_What you have to do_. Pictures aside, quote the whole listing exactly.

** BEGIN Dataset excerpt **

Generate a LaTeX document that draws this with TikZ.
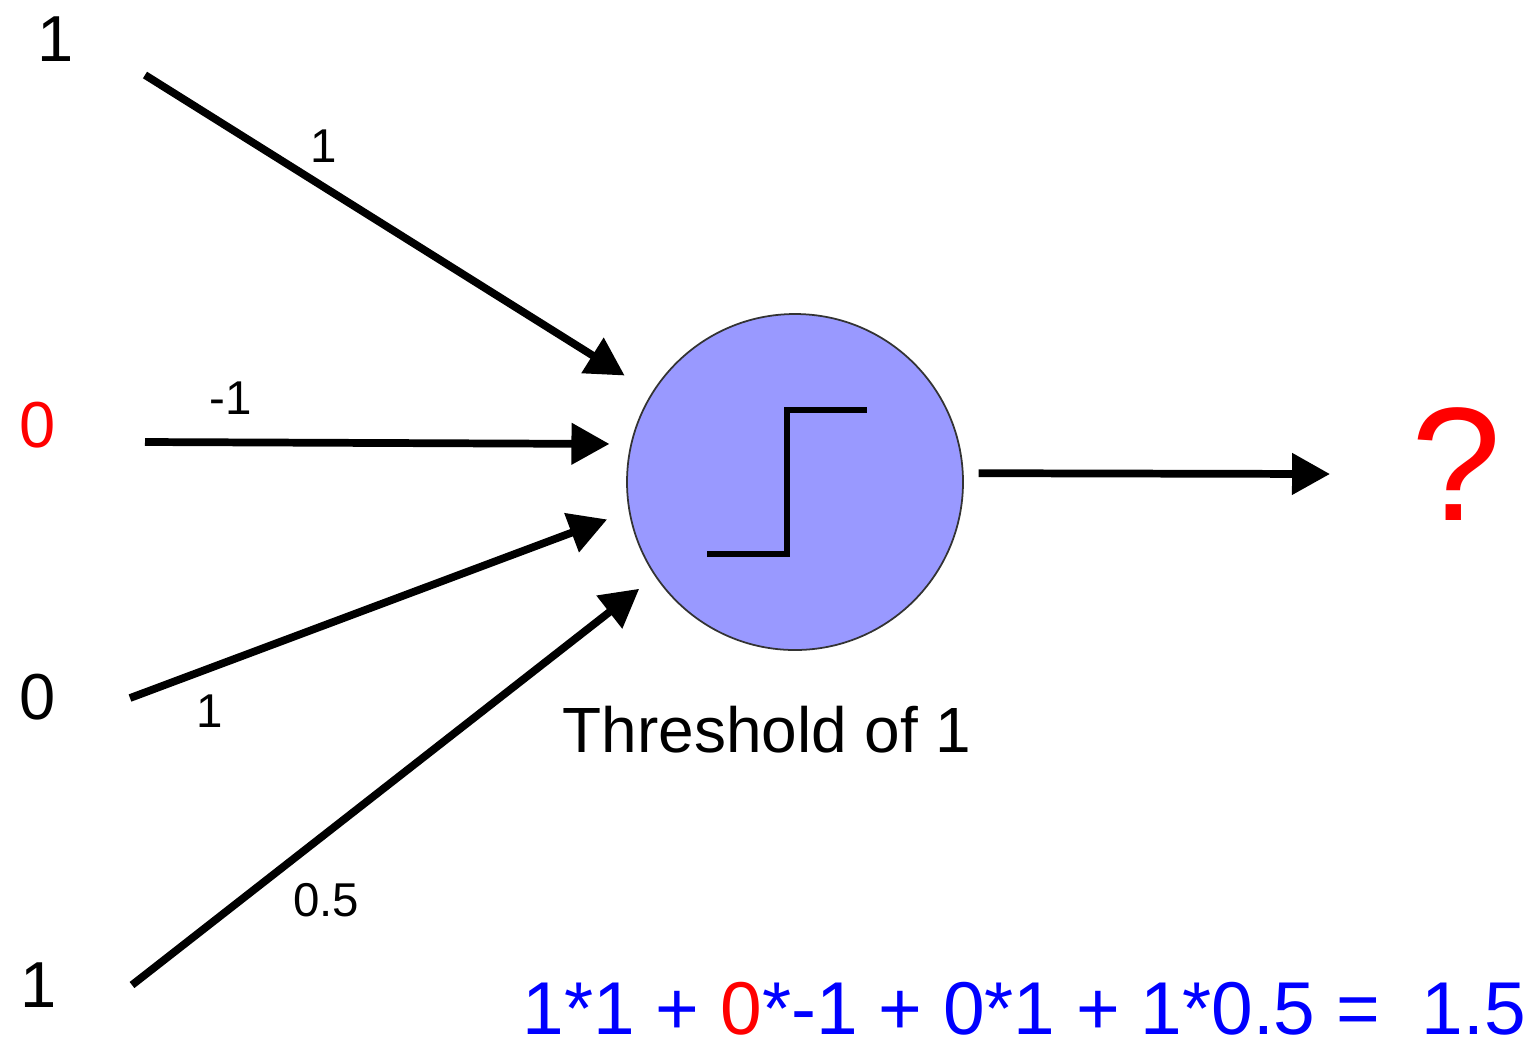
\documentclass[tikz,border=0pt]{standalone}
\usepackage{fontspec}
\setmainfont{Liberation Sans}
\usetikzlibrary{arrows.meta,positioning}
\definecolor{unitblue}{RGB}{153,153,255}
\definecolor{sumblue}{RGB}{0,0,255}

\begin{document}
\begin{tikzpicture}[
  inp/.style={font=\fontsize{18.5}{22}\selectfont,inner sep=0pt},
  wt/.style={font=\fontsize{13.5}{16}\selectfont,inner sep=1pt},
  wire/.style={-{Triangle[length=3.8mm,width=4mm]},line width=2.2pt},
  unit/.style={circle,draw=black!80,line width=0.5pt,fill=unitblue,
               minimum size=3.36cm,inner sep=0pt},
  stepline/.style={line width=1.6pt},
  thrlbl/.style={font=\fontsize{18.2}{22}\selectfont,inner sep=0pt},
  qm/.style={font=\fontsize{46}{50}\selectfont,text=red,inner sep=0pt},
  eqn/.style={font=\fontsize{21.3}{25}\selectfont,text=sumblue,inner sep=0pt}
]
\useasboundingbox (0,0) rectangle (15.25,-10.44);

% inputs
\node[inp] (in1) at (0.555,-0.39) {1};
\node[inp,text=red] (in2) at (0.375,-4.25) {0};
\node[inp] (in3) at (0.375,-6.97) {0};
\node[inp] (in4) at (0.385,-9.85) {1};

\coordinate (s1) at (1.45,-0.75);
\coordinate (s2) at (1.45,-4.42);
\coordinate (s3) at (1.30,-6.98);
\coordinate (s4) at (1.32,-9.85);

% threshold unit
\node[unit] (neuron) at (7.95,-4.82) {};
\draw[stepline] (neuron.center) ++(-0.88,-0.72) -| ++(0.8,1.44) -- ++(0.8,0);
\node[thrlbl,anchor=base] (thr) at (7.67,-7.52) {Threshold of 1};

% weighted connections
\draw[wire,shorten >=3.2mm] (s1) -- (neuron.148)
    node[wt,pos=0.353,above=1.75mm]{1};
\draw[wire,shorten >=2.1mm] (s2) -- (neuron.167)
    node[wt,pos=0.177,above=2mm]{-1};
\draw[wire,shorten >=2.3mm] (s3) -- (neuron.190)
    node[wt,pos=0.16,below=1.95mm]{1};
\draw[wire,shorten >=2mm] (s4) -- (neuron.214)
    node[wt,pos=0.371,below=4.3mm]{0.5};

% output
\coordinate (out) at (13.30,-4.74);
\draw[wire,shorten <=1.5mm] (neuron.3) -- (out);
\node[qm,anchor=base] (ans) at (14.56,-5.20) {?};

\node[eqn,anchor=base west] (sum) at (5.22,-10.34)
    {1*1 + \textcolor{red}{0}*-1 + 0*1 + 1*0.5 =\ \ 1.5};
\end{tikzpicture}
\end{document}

** END Dataset excerpt **

_Solution to the exercise_.
Generate a LaTeX document that draws this with TikZ.
\documentclass[tikz,border=0pt]{standalone}
\usepackage{fontspec}
\setmainfont{Liberation Sans}
\usetikzlibrary{arrows.meta,positioning}
\definecolor{unitblue}{RGB}{153,153,255}
\definecolor{sumblue}{RGB}{0,0,255}

\begin{document}
\begin{tikzpicture}[
  inp/.style={font=\fontsize{18.5}{22}\selectfont,inner sep=0pt},
  wt/.style={font=\fontsize{13.5}{16}\selectfont,inner sep=1pt},
  wire/.style={-{Triangle[length=3.8mm,width=4mm]},line width=2.2pt},
  unit/.style={circle,draw=black!80,line width=0.5pt,fill=unitblue,
               minimum size=3.36cm,inner sep=0pt},
  stepline/.style={line width=1.6pt},
  thrlbl/.style={font=\fontsize{18.2}{22}\selectfont,inner sep=0pt},
  qm/.style={font=\fontsize{46}{50}\selectfont,text=red,inner sep=0pt},
  eqn/.style={font=\fontsize{21.3}{25}\selectfont,text=sumblue,inner sep=0pt}
]
\useasboundingbox (0,0) rectangle (15.25,-10.44);

% inputs
\node[inp] (in1) at (0.555,-0.39) {1};
\node[inp,text=red] (in2) at (0.375,-4.25) {0};
\node[inp] (in3) at (0.375,-6.97) {0};
\node[inp] (in4) at (0.385,-9.85) {1};

\coordinate (s1) at (1.45,-0.75);
\coordinate (s2) at (1.45,-4.42);
\coordinate (s3) at (1.30,-6.98);
\coordinate (s4) at (1.32,-9.85);

% threshold unit
\node[unit] (neuron) at (7.95,-4.82) {};
\draw[stepline] (neuron.center) ++(-0.88,-0.72) -| ++(0.8,1.44) -- ++(0.8,0);
\node[thrlbl,anchor=base] (thr) at (7.67,-7.52) {Threshold of 1};

% weighted connections
\draw[wire,shorten >=3.2mm] (s1) -- (neuron.148)
    node[wt,pos=0.353,above=1.75mm]{1};
\draw[wire,shorten >=2.1mm] (s2) -- (neuron.167)
    node[wt,pos=0.177,above=2mm]{-1};
\draw[wire,shorten >=2.3mm] (s3) -- (neuron.190)
    node[wt,pos=0.16,below=1.95mm]{1};
\draw[wire,shorten >=2mm] (s4) -- (neuron.214)
    node[wt,pos=0.371,below=4.3mm]{0.5};

% output
\coordinate (out) at (13.30,-4.74);
\draw[wire,shorten <=1.5mm] (neuron.3) -- (out);
\node[qm,anchor=base] (ans) at (14.56,-5.20) {?};

\node[eqn,anchor=base west] (sum) at (5.22,-10.34)
    {1*1 + \textcolor{red}{0}*-1 + 0*1 + 1*0.5 =\ \ 1.5};
\end{tikzpicture}
\end{document}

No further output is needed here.